LuckyLuke picture LuckyLuke · Aug 2, 2012 · Viewed 66.6k times · Source

I am reading for SCJP and I have a question regarding this line:

Identifiers must start with a letter, a currency character ($), or a connecting character such as the underscore ( _ ). Identifiers cannot start with a number!

It states that a valid identifier name can start with a connecting character such as underscore. I thought underscores were the only valid option? What other connecting characters are there?

Answer

Peter Lawrey picture Peter Lawrey · Aug 2, 2012

Here is a list of connecting characters. These are characters used to connect words.

http://www.fileformat.info/info/unicode/category/Pc/list.htm

U+005F _ LOW LINE
U+203F ‿ UNDERTIE
U+2040 ⁀ CHARACTER TIE
U+2054 ⁔ INVERTED UNDERTIE
U+FE33 ︳ PRESENTATION FORM FOR VERTICAL LOW LINE
U+FE34 ︴ PRESENTATION FORM FOR VERTICAL WAVY LOW LINE
U+FE4D ﹍ DASHED LOW LINE
U+FE4E ﹎ CENTRELINE LOW LINE
U+FE4F ﹏ WAVY LOW LINE
U+FF3F _ FULLWIDTH LOW LINE

This compiles on Java 7.

int _, ‿, ⁀, ⁔, ︳, ︴, ﹍, ﹎, ﹏, _;

An example.

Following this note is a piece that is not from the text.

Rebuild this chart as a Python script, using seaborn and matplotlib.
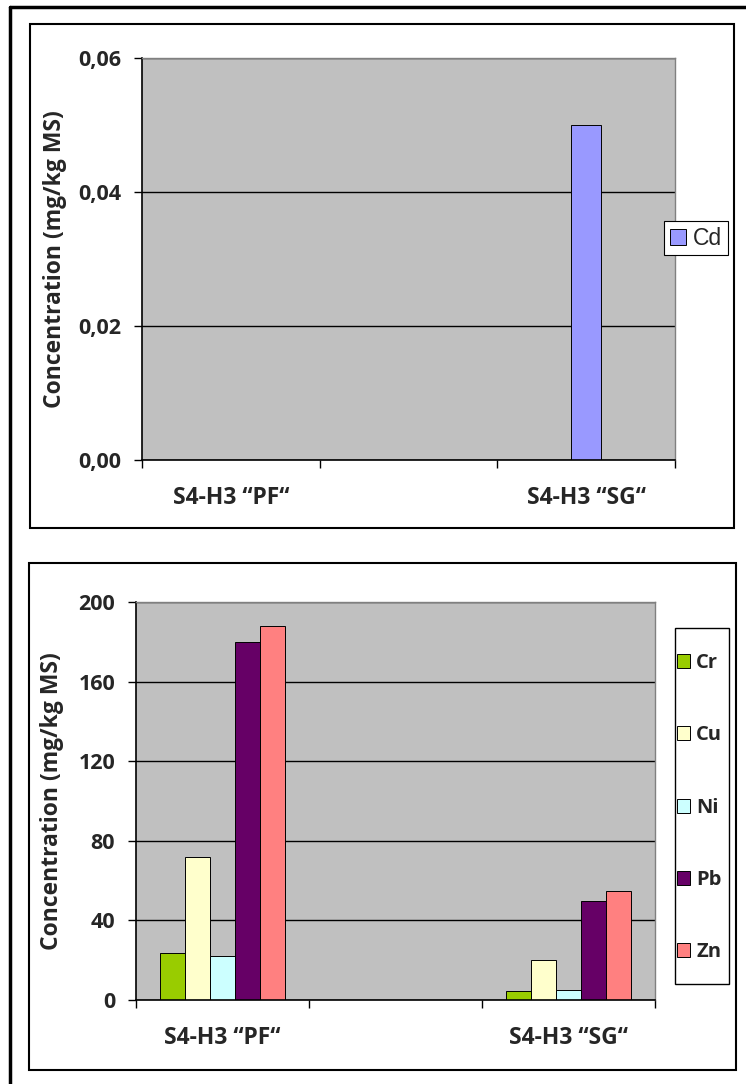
import matplotlib
matplotlib.use("Agg")
import matplotlib.pyplot as plt
from matplotlib.patches import Rectangle, Patch
from matplotlib.lines import Line2D
import numpy as np
import pandas as pd
import seaborn as sns

# --- data ---
samples = ["S4-H3 \u201cPF\u201c", "", "S4-H3 \u201cSG\u201c"]

cd_samples = ["S4-H3 \u201cSG\u201c"]
cd_values = [0.05]
cd_ticks = [0.0, 0.02, 0.04, 0.06]

metals = ["Cr", "Cu", "Ni", "Pb", "Zn"]
pf_values = [23.5, 72, 22, 180, 188]
sg_values = [4.4, 20, 5.2, 50, 55]
metal_ticks = [0, 40, 80, 120, 160, 200]

metal_colors = ["#99CC00", "#FFFFCC", "#CCFFFF", "#660066", "#FF8080"]
cd_color = "#9999FF"

sns.set_style("white")
plt.rcParams["font.family"] = ["Open Sans", "DejaVu Sans"]

W, H = 746, 1084
fig = plt.figure(figsize=(W / 100, H / 100), dpi=100)


def px_axes(left, top, right, bottom):
    return fig.add_axes([left / W, 1 - bottom / H, (right - left) / W,
                         (bottom - top) / H])


def px_box(left, top, right, bottom, lw=1.5):
    fig.patches.append(Rectangle((left / W, 1 - bottom / H),
                                 (right - left) / W, (bottom - top) / H,
                                 transform=fig.transFigure, fill=False,
                                 edgecolor="black", lw=lw, zorder=0))


# frames around the two charts and the page
px_box(30, 24, 734, 528)
px_box(29, 563, 736, 1070)
fig.lines.append(Line2D([10 / W, 1], [1 - 7 / H, 1 - 7 / H],
                        transform=fig.transFigure, color="black", lw=2.5))
fig.lines.append(Line2D([10 / W, 10 / W], [0, 1 - 7 / H],
                        transform=fig.transFigure, color="black", lw=2.5))


def style_axes(ax, ticks, labels):
    ax.set_facecolor("#C0C0C0")
    ax.set_xlim(-0.5, 2.5)
    ax.set_ylim(ticks[0], ticks[-1])
    ax.set_yticks(ticks)
    ax.set_yticklabels(labels, fontsize=15.5, fontweight="bold")
    ax.yaxis.grid(True, color="black", lw=1)
    ax.set_axisbelow(True)
    ax.tick_params(axis="y", direction="out", length=6, width=1,
                   color="black", pad=9, left=True)
    ax.set_xticks([0, 2])
    ax.set_xticklabels([samples[0], samples[2]], fontsize=16.5,
                       fontweight="bold")
    ax.tick_params(axis="x", which="major", length=0, pad=19)
    ax.set_xticks([-0.5, 0.5, 1.5, 2.5], minor=True)
    ax.tick_params(axis="x", which="minor", direction="out", length=6,
                   width=1, color="black", bottom=True)
    for s in ["left", "bottom"]:
        ax.spines[s].set_color("black")
        ax.spines[s].set_linewidth(1.2)
    for s in ["top", "right"]:
        ax.spines[s].set_color("#808080")
        ax.spines[s].set_linewidth(1)
    ax.set_xlabel("")
    ax.set_ylabel("Concentration (mg/kg MS)", fontsize=16.5,
                  fontweight="bold")


# --- top chart: Cd ---
ax1 = px_axes(142, 58, 675, 460)
cd_df = pd.DataFrame({"sample": cd_samples, "value": cd_values})
sns.barplot(data=cd_df, x="sample", y="value", order=samples,
            color=cd_color, saturation=1, width=0.17,
            edgecolor="black", linewidth=0.7, ax=ax1)
style_axes(ax1, cd_ticks, [f"{v:.2f}".replace(".", ",") for v in cd_ticks])
ax1.yaxis.set_label_coords(-0.141, 0.5)

leg1 = fig.legend(handles=[Patch(facecolor=cd_color, edgecolor="black",
                                 lw=0.7, label="Cd")],
                  loc="upper left", bbox_to_anchor=(664 / W, 1 - 221 / H),
                  bbox_transform=fig.transFigure, borderaxespad=0,
                  fancybox=False, framealpha=1, edgecolor="black",
                  handlelength=0.7, handleheight=0.7, handletextpad=0.3,
                  borderpad=0.25, prop={"family": "Liberation Sans",
                                        "size": 16.5})
leg1.get_frame().set_linewidth(0.8)

# --- bottom chart: Cr, Cu, Ni, Pb, Zn ---
ax2 = px_axes(136, 602, 655, 1000)
rows = []
for m, pf, sg in zip(metals, pf_values, sg_values):
    rows.append({"sample": samples[0], "metal": m, "value": pf})
    rows.append({"sample": samples[2], "metal": m, "value": sg})
metal_df = pd.DataFrame(rows)
sns.barplot(data=metal_df, x="sample", y="value", hue="metal",
            order=samples, hue_order=metals,
            palette=dict(zip(metals, metal_colors)), saturation=1,
            width=0.72, edgecolor="black", linewidth=0.7, legend=False,
            ax=ax2)
style_axes(ax2, metal_ticks, [str(v) for v in metal_ticks])
ax2.yaxis.set_label_coords(-0.139, 0.5)

# legend frame drawn by hand so it can be narrow and tall
px_box(675, 628, 729, 984, lw=1)
handles = [Patch(facecolor=c, edgecolor="black", lw=0.7, label=m)
           for m, c in zip(metals, metal_colors)]
leg2 = fig.legend(handles=handles, loc="upper left",
                  bbox_to_anchor=(677 / W, 1 - 653 / H),
                  bbox_transform=fig.transFigure, borderaxespad=0,
                  frameon=False, handlelength=0.65, handleheight=0.7,
                  handletextpad=0.3, labelspacing=2.6, borderpad=0,
                  prop={"family": "Open Sans", "weight": "bold",
                        "size": 14.5})

fig.savefig("out.png", dpi=100)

In this case tp is the name of a column and the value for a given row.

Column<Double> ︴tp︴ = table.getColumn("tp", double.class);

double tp = row.getDouble(︴tp︴);

The following

for (int i = Character.MIN_CODE_POINT; i <= Character.MAX_CODE_POINT; i++)
    if (Character.isJavaIdentifierStart(i) && !Character.isAlphabetic(i))
        System.out.print((char) i + " ");
}

prints

$ _ ¢ £ ¤ ¥ ؋ ৲ ৳ ৻ ૱ ௹ ฿ ៛ ‿ ⁀ ⁔ ₠ ₡ ₢ ₣ ₤ ₥ ₦ ₧ ₨ ₩ ₪ ₫ € ₭ ₮ ₯ ₰ ₱ ₲ ₳ ₴ ₵ ₶ ₷ ₸ ₹ ꠸ ﷼ ︳ ︴ ﹍ ﹎ ﹏ ﹩ $ _ ¢ £ ¥ ₩